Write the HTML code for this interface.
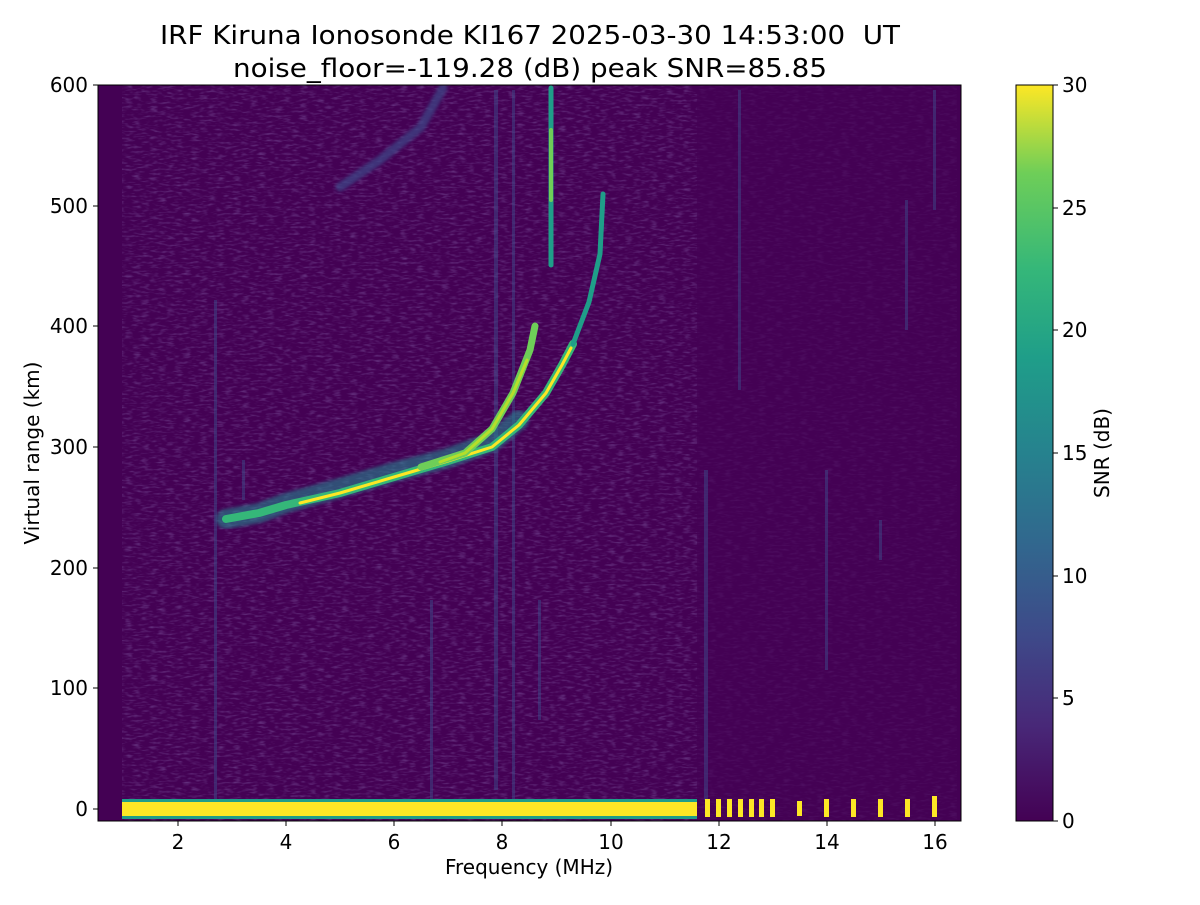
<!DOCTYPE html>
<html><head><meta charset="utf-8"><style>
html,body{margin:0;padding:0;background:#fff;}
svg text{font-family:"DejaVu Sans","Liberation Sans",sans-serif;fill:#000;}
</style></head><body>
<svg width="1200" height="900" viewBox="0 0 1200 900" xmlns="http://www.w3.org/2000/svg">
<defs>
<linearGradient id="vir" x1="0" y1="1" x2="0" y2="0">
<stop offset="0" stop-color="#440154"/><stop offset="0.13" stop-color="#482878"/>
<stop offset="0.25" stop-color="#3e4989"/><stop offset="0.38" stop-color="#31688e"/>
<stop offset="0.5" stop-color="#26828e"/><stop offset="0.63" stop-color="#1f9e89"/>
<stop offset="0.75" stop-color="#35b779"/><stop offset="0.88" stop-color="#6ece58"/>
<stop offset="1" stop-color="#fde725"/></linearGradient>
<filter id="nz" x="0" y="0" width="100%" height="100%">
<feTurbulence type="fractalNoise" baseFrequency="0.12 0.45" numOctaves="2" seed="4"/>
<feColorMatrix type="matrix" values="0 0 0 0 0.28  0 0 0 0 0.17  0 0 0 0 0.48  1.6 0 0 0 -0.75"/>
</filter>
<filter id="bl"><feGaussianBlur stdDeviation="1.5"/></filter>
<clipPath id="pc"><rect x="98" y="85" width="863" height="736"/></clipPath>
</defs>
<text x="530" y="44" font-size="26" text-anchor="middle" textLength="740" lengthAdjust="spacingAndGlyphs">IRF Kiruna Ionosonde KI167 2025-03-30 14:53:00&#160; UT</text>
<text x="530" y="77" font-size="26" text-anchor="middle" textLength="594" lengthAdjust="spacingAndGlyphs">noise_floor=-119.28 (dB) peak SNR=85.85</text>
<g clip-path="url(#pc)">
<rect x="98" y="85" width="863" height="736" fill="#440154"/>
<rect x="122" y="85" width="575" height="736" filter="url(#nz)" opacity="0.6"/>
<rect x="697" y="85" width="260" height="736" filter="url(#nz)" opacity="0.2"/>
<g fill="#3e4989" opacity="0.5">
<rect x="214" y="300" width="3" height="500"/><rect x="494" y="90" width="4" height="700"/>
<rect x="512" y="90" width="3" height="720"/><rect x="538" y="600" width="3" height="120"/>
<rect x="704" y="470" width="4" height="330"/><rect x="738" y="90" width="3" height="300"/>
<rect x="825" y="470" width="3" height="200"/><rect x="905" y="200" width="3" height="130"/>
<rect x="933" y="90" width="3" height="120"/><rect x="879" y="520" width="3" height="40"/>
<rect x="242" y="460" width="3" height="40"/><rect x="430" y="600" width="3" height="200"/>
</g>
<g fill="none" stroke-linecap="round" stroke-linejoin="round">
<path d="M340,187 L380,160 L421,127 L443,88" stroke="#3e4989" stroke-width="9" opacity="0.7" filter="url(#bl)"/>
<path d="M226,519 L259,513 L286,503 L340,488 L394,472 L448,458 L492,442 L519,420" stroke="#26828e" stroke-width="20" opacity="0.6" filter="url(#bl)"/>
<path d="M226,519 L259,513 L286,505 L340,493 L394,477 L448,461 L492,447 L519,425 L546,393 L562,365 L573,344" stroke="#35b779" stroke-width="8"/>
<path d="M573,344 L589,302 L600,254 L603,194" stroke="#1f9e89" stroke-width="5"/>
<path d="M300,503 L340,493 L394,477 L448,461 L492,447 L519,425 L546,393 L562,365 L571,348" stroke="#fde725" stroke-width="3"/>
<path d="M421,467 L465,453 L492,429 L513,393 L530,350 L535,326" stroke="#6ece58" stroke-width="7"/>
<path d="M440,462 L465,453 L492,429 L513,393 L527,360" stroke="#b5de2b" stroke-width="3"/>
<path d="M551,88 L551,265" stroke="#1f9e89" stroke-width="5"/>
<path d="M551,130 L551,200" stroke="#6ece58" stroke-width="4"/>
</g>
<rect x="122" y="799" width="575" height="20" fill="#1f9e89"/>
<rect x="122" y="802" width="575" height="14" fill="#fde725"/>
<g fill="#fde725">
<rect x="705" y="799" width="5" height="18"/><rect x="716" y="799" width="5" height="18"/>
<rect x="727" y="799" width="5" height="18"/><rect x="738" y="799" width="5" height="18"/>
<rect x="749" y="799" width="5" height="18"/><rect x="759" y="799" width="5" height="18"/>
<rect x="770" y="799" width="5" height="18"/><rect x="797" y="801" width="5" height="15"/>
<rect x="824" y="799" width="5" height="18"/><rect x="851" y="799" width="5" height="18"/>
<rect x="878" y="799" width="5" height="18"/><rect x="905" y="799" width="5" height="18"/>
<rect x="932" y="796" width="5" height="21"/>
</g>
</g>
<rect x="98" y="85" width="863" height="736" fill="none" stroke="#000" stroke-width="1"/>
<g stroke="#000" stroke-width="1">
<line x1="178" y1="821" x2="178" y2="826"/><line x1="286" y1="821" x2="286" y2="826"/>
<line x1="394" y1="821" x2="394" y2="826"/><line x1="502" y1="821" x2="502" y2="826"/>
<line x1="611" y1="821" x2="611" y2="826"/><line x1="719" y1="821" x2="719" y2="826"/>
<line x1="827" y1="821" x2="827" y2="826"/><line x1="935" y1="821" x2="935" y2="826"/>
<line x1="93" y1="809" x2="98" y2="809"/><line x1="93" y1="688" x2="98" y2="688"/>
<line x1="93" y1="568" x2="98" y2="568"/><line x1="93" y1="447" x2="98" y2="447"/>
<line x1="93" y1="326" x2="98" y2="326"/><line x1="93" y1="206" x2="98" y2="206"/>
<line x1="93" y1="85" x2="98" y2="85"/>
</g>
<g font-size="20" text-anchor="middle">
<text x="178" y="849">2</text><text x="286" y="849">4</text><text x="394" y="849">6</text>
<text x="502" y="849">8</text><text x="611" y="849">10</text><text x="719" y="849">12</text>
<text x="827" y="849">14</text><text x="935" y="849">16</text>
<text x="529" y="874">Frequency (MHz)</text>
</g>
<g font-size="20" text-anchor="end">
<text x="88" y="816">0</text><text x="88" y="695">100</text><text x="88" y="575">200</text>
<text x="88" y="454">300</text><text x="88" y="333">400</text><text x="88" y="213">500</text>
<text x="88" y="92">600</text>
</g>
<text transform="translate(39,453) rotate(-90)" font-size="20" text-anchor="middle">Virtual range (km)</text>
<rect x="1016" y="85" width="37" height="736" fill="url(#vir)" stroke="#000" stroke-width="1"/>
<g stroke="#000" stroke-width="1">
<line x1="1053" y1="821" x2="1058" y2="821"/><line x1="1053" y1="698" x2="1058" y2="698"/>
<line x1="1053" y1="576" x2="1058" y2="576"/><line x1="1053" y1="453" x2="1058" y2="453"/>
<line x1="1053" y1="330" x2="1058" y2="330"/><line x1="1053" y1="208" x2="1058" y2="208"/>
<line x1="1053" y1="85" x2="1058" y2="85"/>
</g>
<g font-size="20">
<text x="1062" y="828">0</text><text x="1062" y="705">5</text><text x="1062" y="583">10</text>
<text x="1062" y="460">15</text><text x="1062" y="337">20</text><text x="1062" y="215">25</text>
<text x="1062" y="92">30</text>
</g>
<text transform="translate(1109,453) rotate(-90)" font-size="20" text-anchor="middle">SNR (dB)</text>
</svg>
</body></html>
+--
▸ Task objective
Copy the whole of the material above exactly, but not its images.

▸ Answer for the task
Write the HTML code for this interface.
<!DOCTYPE html>
<html><head><meta charset="utf-8"><style>
html,body{margin:0;padding:0;background:#fff;}
svg text{font-family:"DejaVu Sans","Liberation Sans",sans-serif;fill:#000;}
</style></head><body>
<svg width="1200" height="900" viewBox="0 0 1200 900" xmlns="http://www.w3.org/2000/svg">
<defs>
<linearGradient id="vir" x1="0" y1="1" x2="0" y2="0">
<stop offset="0" stop-color="#440154"/><stop offset="0.13" stop-color="#482878"/>
<stop offset="0.25" stop-color="#3e4989"/><stop offset="0.38" stop-color="#31688e"/>
<stop offset="0.5" stop-color="#26828e"/><stop offset="0.63" stop-color="#1f9e89"/>
<stop offset="0.75" stop-color="#35b779"/><stop offset="0.88" stop-color="#6ece58"/>
<stop offset="1" stop-color="#fde725"/></linearGradient>
<filter id="nz" x="0" y="0" width="100%" height="100%">
<feTurbulence type="fractalNoise" baseFrequency="0.12 0.45" numOctaves="2" seed="4"/>
<feColorMatrix type="matrix" values="0 0 0 0 0.28  0 0 0 0 0.17  0 0 0 0 0.48  1.6 0 0 0 -0.75"/>
</filter>
<filter id="bl"><feGaussianBlur stdDeviation="1.5"/></filter>
<clipPath id="pc"><rect x="98" y="85" width="863" height="736"/></clipPath>
</defs>
<text x="530" y="44" font-size="26" text-anchor="middle" textLength="740" lengthAdjust="spacingAndGlyphs">IRF Kiruna Ionosonde KI167 2025-03-30 14:53:00&#160; UT</text>
<text x="530" y="77" font-size="26" text-anchor="middle" textLength="594" lengthAdjust="spacingAndGlyphs">noise_floor=-119.28 (dB) peak SNR=85.85</text>
<g clip-path="url(#pc)">
<rect x="98" y="85" width="863" height="736" fill="#440154"/>
<rect x="122" y="85" width="575" height="736" filter="url(#nz)" opacity="0.6"/>
<rect x="697" y="85" width="260" height="736" filter="url(#nz)" opacity="0.2"/>
<g fill="#3e4989" opacity="0.5">
<rect x="214" y="300" width="3" height="500"/><rect x="494" y="90" width="4" height="700"/>
<rect x="512" y="90" width="3" height="720"/><rect x="538" y="600" width="3" height="120"/>
<rect x="704" y="470" width="4" height="330"/><rect x="738" y="90" width="3" height="300"/>
<rect x="825" y="470" width="3" height="200"/><rect x="905" y="200" width="3" height="130"/>
<rect x="933" y="90" width="3" height="120"/><rect x="879" y="520" width="3" height="40"/>
<rect x="242" y="460" width="3" height="40"/><rect x="430" y="600" width="3" height="200"/>
</g>
<g fill="none" stroke-linecap="round" stroke-linejoin="round">
<path d="M340,187 L380,160 L421,127 L443,88" stroke="#3e4989" stroke-width="9" opacity="0.7" filter="url(#bl)"/>
<path d="M226,519 L259,513 L286,503 L340,488 L394,472 L448,458 L492,442 L519,420" stroke="#26828e" stroke-width="20" opacity="0.6" filter="url(#bl)"/>
<path d="M226,519 L259,513 L286,505 L340,493 L394,477 L448,461 L492,447 L519,425 L546,393 L562,365 L573,344" stroke="#35b779" stroke-width="8"/>
<path d="M573,344 L589,302 L600,254 L603,194" stroke="#1f9e89" stroke-width="5"/>
<path d="M300,503 L340,493 L394,477 L448,461 L492,447 L519,425 L546,393 L562,365 L571,348" stroke="#fde725" stroke-width="3"/>
<path d="M421,467 L465,453 L492,429 L513,393 L530,350 L535,326" stroke="#6ece58" stroke-width="7"/>
<path d="M440,462 L465,453 L492,429 L513,393 L527,360" stroke="#b5de2b" stroke-width="3"/>
<path d="M551,88 L551,265" stroke="#1f9e89" stroke-width="5"/>
<path d="M551,130 L551,200" stroke="#6ece58" stroke-width="4"/>
</g>
<rect x="122" y="799" width="575" height="20" fill="#1f9e89"/>
<rect x="122" y="802" width="575" height="14" fill="#fde725"/>
<g fill="#fde725">
<rect x="705" y="799" width="5" height="18"/><rect x="716" y="799" width="5" height="18"/>
<rect x="727" y="799" width="5" height="18"/><rect x="738" y="799" width="5" height="18"/>
<rect x="749" y="799" width="5" height="18"/><rect x="759" y="799" width="5" height="18"/>
<rect x="770" y="799" width="5" height="18"/><rect x="797" y="801" width="5" height="15"/>
<rect x="824" y="799" width="5" height="18"/><rect x="851" y="799" width="5" height="18"/>
<rect x="878" y="799" width="5" height="18"/><rect x="905" y="799" width="5" height="18"/>
<rect x="932" y="796" width="5" height="21"/>
</g>
</g>
<rect x="98" y="85" width="863" height="736" fill="none" stroke="#000" stroke-width="1"/>
<g stroke="#000" stroke-width="1">
<line x1="178" y1="821" x2="178" y2="826"/><line x1="286" y1="821" x2="286" y2="826"/>
<line x1="394" y1="821" x2="394" y2="826"/><line x1="502" y1="821" x2="502" y2="826"/>
<line x1="611" y1="821" x2="611" y2="826"/><line x1="719" y1="821" x2="719" y2="826"/>
<line x1="827" y1="821" x2="827" y2="826"/><line x1="935" y1="821" x2="935" y2="826"/>
<line x1="93" y1="809" x2="98" y2="809"/><line x1="93" y1="688" x2="98" y2="688"/>
<line x1="93" y1="568" x2="98" y2="568"/><line x1="93" y1="447" x2="98" y2="447"/>
<line x1="93" y1="326" x2="98" y2="326"/><line x1="93" y1="206" x2="98" y2="206"/>
<line x1="93" y1="85" x2="98" y2="85"/>
</g>
<g font-size="20" text-anchor="middle">
<text x="178" y="849">2</text><text x="286" y="849">4</text><text x="394" y="849">6</text>
<text x="502" y="849">8</text><text x="611" y="849">10</text><text x="719" y="849">12</text>
<text x="827" y="849">14</text><text x="935" y="849">16</text>
<text x="529" y="874">Frequency (MHz)</text>
</g>
<g font-size="20" text-anchor="end">
<text x="88" y="816">0</text><text x="88" y="695">100</text><text x="88" y="575">200</text>
<text x="88" y="454">300</text><text x="88" y="333">400</text><text x="88" y="213">500</text>
<text x="88" y="92">600</text>
</g>
<text transform="translate(39,453) rotate(-90)" font-size="20" text-anchor="middle">Virtual range (km)</text>
<rect x="1016" y="85" width="37" height="736" fill="url(#vir)" stroke="#000" stroke-width="1"/>
<g stroke="#000" stroke-width="1">
<line x1="1053" y1="821" x2="1058" y2="821"/><line x1="1053" y1="698" x2="1058" y2="698"/>
<line x1="1053" y1="576" x2="1058" y2="576"/><line x1="1053" y1="453" x2="1058" y2="453"/>
<line x1="1053" y1="330" x2="1058" y2="330"/><line x1="1053" y1="208" x2="1058" y2="208"/>
<line x1="1053" y1="85" x2="1058" y2="85"/>
</g>
<g font-size="20">
<text x="1062" y="828">0</text><text x="1062" y="705">5</text><text x="1062" y="583">10</text>
<text x="1062" y="460">15</text><text x="1062" y="337">20</text><text x="1062" y="215">25</text>
<text x="1062" y="92">30</text>
</g>
<text transform="translate(1109,453) rotate(-90)" font-size="20" text-anchor="middle">SNR (dB)</text>
</svg>
</body></html>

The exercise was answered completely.